--- START OF Data provided ---

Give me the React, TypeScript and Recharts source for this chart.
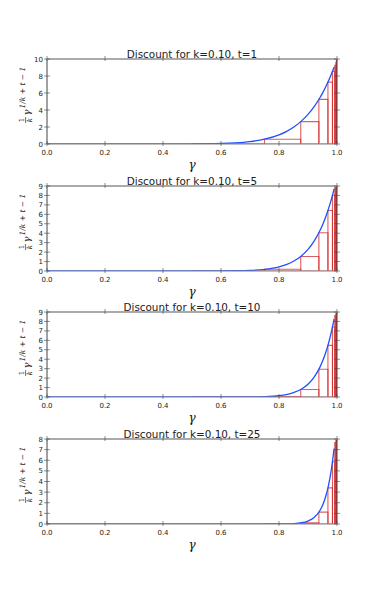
import React from "react";
import {
  ComposedChart,
  Line,
  XAxis,
  YAxis,
  ReferenceArea,
  ReferenceLine,
} from "recharts";

// ---- data ----
const kValue = "0.10";
const tValues = [1, 5, 10, 25];
const yMaxes = [10, 9, 9, 8];
const yTickSets = [
  [0, 2, 4, 6, 8, 10],
  [0, 1, 2, 3, 4, 5, 6, 7, 8, 9],
  [0, 1, 2, 3, 4, 5, 6, 7, 8, 9],
  [0, 1, 2, 3, 4, 5, 6, 7, 8],
];
const xTicks = [0, 0.2, 0.4, 0.6, 0.8, 1.0];

// curve samples (gamma)
const gammas = [
  0, 0.1, 0.2, 0.3, 0.4, 0.5, 0.6, 0.65, 0.7, 0.75, 0.8, 0.825, 0.85, 0.875,
  0.9, 0.92, 0.94, 0.95, 0.96, 0.97, 0.98, 0.99,
];
const curveT1 = [
  0, 0, 0, 0, 0.001, 0.0098, 0.06, 0.135, 0.282, 0.563, 1.074, 1.461, 1.969,
  2.631, 3.487, 4.344, 5.386, 5.987, 6.648, 7.374, 8.171, 9.044,
];
const curveT5 = [
  0, 0, 0, 0, 0, 0.0006, 0.0078, 0.024, 0.068, 0.178, 0.44, 0.677, 1.028,
  1.542, 2.288, 3.112, 4.205, 4.877, 5.647, 6.528, 7.536, 8.687,
];
const curveT10 = [
  0, 0, 0, 0, 0, 0, 0.0006, 0.0028, 0.0114, 0.0423, 0.144, 0.259, 0.456,
  0.791, 1.351, 2.051, 3.086, 3.774, 4.604, 5.606, 6.812, 8.262,
];
const curveT25 = [
  0, 0, 0, 0, 0, 0, 0, 0, 0, 0.0006, 0.0051, 0.0145, 0.0398, 0.107, 0.278,
  0.587, 1.22, 1.748, 2.496, 3.55, 5.031, 7.106,
];
const curves = [curveT1, curveT5, curveT10, curveT25];

// step rectangles: left edge, right edge, height
const barLefts = [
  0.5, 0.75, 0.875, 0.9375, 0.96875, 0.984375, 0.9921875, 0.99609375,
  0.998046875, 0.9990234375,
];
const barRights = [
  0.75, 0.875, 0.9375, 0.96875, 0.984375, 0.9921875, 0.99609375, 0.998046875,
  0.9990234375, 0.99951171875,
];
const barsT1 = [0.0098, 0.563, 2.631, 5.245, 7.28, 8.543, 9.246, 9.616, 9.806, 9.903];
const barsT5 = [0.0006, 0.178, 1.542, 4.051, 6.412, 8.022, 8.96, 9.467, 9.73, 9.864];
const barsT10 = [0.00002, 0.0423, 0.791, 2.934, 5.47, 7.414, 8.616, 9.283, 9.635, 9.816];
const barsT25 = [0, 0.0006, 0.107, 1.114, 3.398, 5.854, 7.659, 8.754, 9.357, 9.673];
const bars = [barsT1, barsT5, barsT10, barsT25];

// ---- layout ----
const W = 374;
const PLOT_LEFT = 47;
const PLOT_W = 290;
const PLOT_H = 85;
const MARGIN_TOP = 22;
const X_AXIS_H = 38;
const plotTops = [59, 185.5, 312, 438.5];

const FONT = "'DejaVu Sans', sans-serif";
const SERIF = "'DejaVu Serif', serif";
const TICK_COLOR = "#444";

const XTick = (props: any) => {
  const { x, y, payload } = props;
  return (
    <g>
      <line x1={x} y1={y - 3} x2={x} y2={y + 2} stroke={TICK_COLOR} strokeWidth={0.6} />
      <line
        x1={x}
        y1={y - PLOT_H - 3}
        x2={x}
        y2={y - PLOT_H + 2}
        stroke={TICK_COLOR}
        strokeWidth={0.6}
      />
      <text
        x={x}
        y={y + 11}
        textAnchor="middle"
        fontSize={7}
        fontFamily={FONT}
        fill="#222"
      >
        {Number(payload.value).toFixed(1)}
      </text>
    </g>
  );
};

const YTick = (props: any) => {
  const { x, y, payload } = props;
  return (
    <g>
      <line x1={x - 3} y1={y} x2={x + 3} y2={y} stroke={TICK_COLOR} strokeWidth={0.6} />
      <line
        x1={x + PLOT_W - 3}
        y1={y}
        x2={x + PLOT_W + 3}
        y2={y}
        stroke={TICK_COLOR}
        strokeWidth={0.6}
      />
      <text
        x={x - 4}
        y={y + 2.6}
        textAnchor="end"
        fontSize={7}
        fontFamily={FONT}
        fill="#222"
      >
        {payload.value}
      </text>
    </g>
  );
};

const YLabel = (props: any) => {
  const vb = props.viewBox || {};
  const cy = (vb.y || 0) + (vb.height || 0) / 2 - 8;
  const cx = 25;
  const start = -30;
  return (
    <g transform={`rotate(-90 ${cx} ${cy})`} fill="#111">
      <text
        x={cx + start + 3.5}
        y={cy - 1}
        fontSize={7}
        fontFamily={SERIF}
        textAnchor="middle"
      >
        1
      </text>
      <line
        x1={cx + start + 0.5}
        y1={cy + 0.6}
        x2={cx + start + 6.5}
        y2={cy + 0.6}
        stroke="#111"
        strokeWidth={0.6}
      />
      <text
        x={cx + start + 3.5}
        y={cy + 6.6}
        fontSize={7}
        fontFamily={SERIF}
        fontStyle="italic"
        textAnchor="middle"
      >
        k
      </text>
      <text
        x={cx + start + 8}
        y={cy + 4.5}
        fontSize={10}
        fontFamily={SERIF}
        fontStyle="italic"
      >
        γ
      </text>
      <text
        x={cx + start + 15}
        y={cy + 0}
        fontSize={7.5}
        fontFamily={SERIF}
        fontStyle="italic"
      >
        1/k + t − 1
      </text>
    </g>
  );
};

const XLabel = (props: any) => {
  const vb = props.viewBox || {};
  return (
    <text
      x={(vb.x || 0) + (vb.width || 0) / 2}
      y={(vb.y || 0) + 25}
      textAnchor="middle"
      fontSize={12}
      fontFamily={SERIF}
      fontStyle="italic"
      fill="#111"
    >
      γ
    </text>
  );
};

function Panel({ idx }: { idx: number }) {
  const t = tValues[idx];
  const ymax = yMaxes[idx];
  const data = gammas.map((g, i) => ({ x: g, y: curves[idx][i] }));
  const title = `Discount for k=${kValue}, t=${t}`;
  return (
    <div
      style={{
        position: "absolute",
        left: 0,
        top: plotTops[idx] - MARGIN_TOP,
        width: W,
        height: MARGIN_TOP + PLOT_H + X_AXIS_H,
      }}
    >
      <ComposedChart
        width={W}
        height={MARGIN_TOP + PLOT_H + X_AXIS_H}
        data={data}
        margin={{ top: MARGIN_TOP, right: W - PLOT_LEFT - PLOT_W, bottom: 0, left: 0 }}
      >
        <XAxis
          dataKey="x"
          type="number"
          domain={[0, 1]}
          ticks={xTicks}
          tick={<XTick />}
          tickLine={false}
          axisLine={false}
          tickSize={0}
          tickMargin={0}
          height={X_AXIS_H}
          interval={0}
          label={{ content: <XLabel /> }}
        />
        <YAxis
          type="number"
          domain={[0, ymax]}
          ticks={yTickSets[idx]}
          tick={<YTick />}
          tickLine={false}
          axisLine={false}
          tickSize={0}
          tickMargin={0}
          width={PLOT_LEFT}
          interval={0}
          allowDataOverflow
          label={{ content: <YLabel /> }}
        />
        {barLefts.map((l, i) => (
          <ReferenceArea
            key={i}
            x1={l}
            x2={barRights[i]}
            y1={0}
            y2={Math.min(bars[idx][i], ymax)}
            fill="none"
            fillOpacity={0}
            stroke="rgb(210,40,40)"
            strokeOpacity={0.75}
            strokeWidth={1.1}
            ifOverflow="hidden"
          />
        ))}
        <Line
          dataKey="y"
          type="monotone"
          stroke="#1f4fff"
          strokeWidth={1.3}
          dot={false}
          isAnimationActive={false}
        />
        <ReferenceLine x={0} stroke="#444" strokeWidth={1} />
        <ReferenceLine x={1} stroke="#444" strokeWidth={1} />
        <ReferenceLine y={0} stroke="#888" strokeWidth={1.6} strokeOpacity={0.7} />
        <ReferenceLine
          y={ymax}
          stroke="#aaa"
          strokeWidth={2}
          label={{
            content: (p: any) => {
              const vb = p.viewBox || {};
              return (
                <text
                  x={(vb.x || 0) + (vb.width || 0) / 2}
                  y={(vb.y || 0) - 1.5}
                  textAnchor="middle"
                  fontSize={10.4}
                  fontFamily={FONT}
                  fill="#222"
                >
                  {title}
                </text>
              );
            },
          }}
        />
      </ComposedChart>
    </div>
  );
}

export default function App() {
  return (
    <div
      style={{
        position: "absolute",
        left: 0,
        top: 0,
        width: W,
        height: 598,
        background: "#fff",
      }}
    >
      {tValues.map((_, i) => (
        <Panel key={i} idx={i} />
      ))}
    </div>
  );
}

--- END OF Data provided ---

What you need to do - Up to and including the line containing "const xTicks = [0, 0.2, 0.4, 0.6, 0.8, 1.0];", repeat every line from the start of the data, but none of the pictures.

Written response -
Give me the React, TypeScript and Recharts source for this chart.
import React from "react";
import {
  ComposedChart,
  Line,
  XAxis,
  YAxis,
  ReferenceArea,
  ReferenceLine,
} from "recharts";

// ---- data ----
const kValue = "0.10";
const tValues = [1, 5, 10, 25];
const yMaxes = [10, 9, 9, 8];
const yTickSets = [
  [0, 2, 4, 6, 8, 10],
  [0, 1, 2, 3, 4, 5, 6, 7, 8, 9],
  [0, 1, 2, 3, 4, 5, 6, 7, 8, 9],
  [0, 1, 2, 3, 4, 5, 6, 7, 8],
];
const xTicks = [0, 0.2, 0.4, 0.6, 0.8, 1.0];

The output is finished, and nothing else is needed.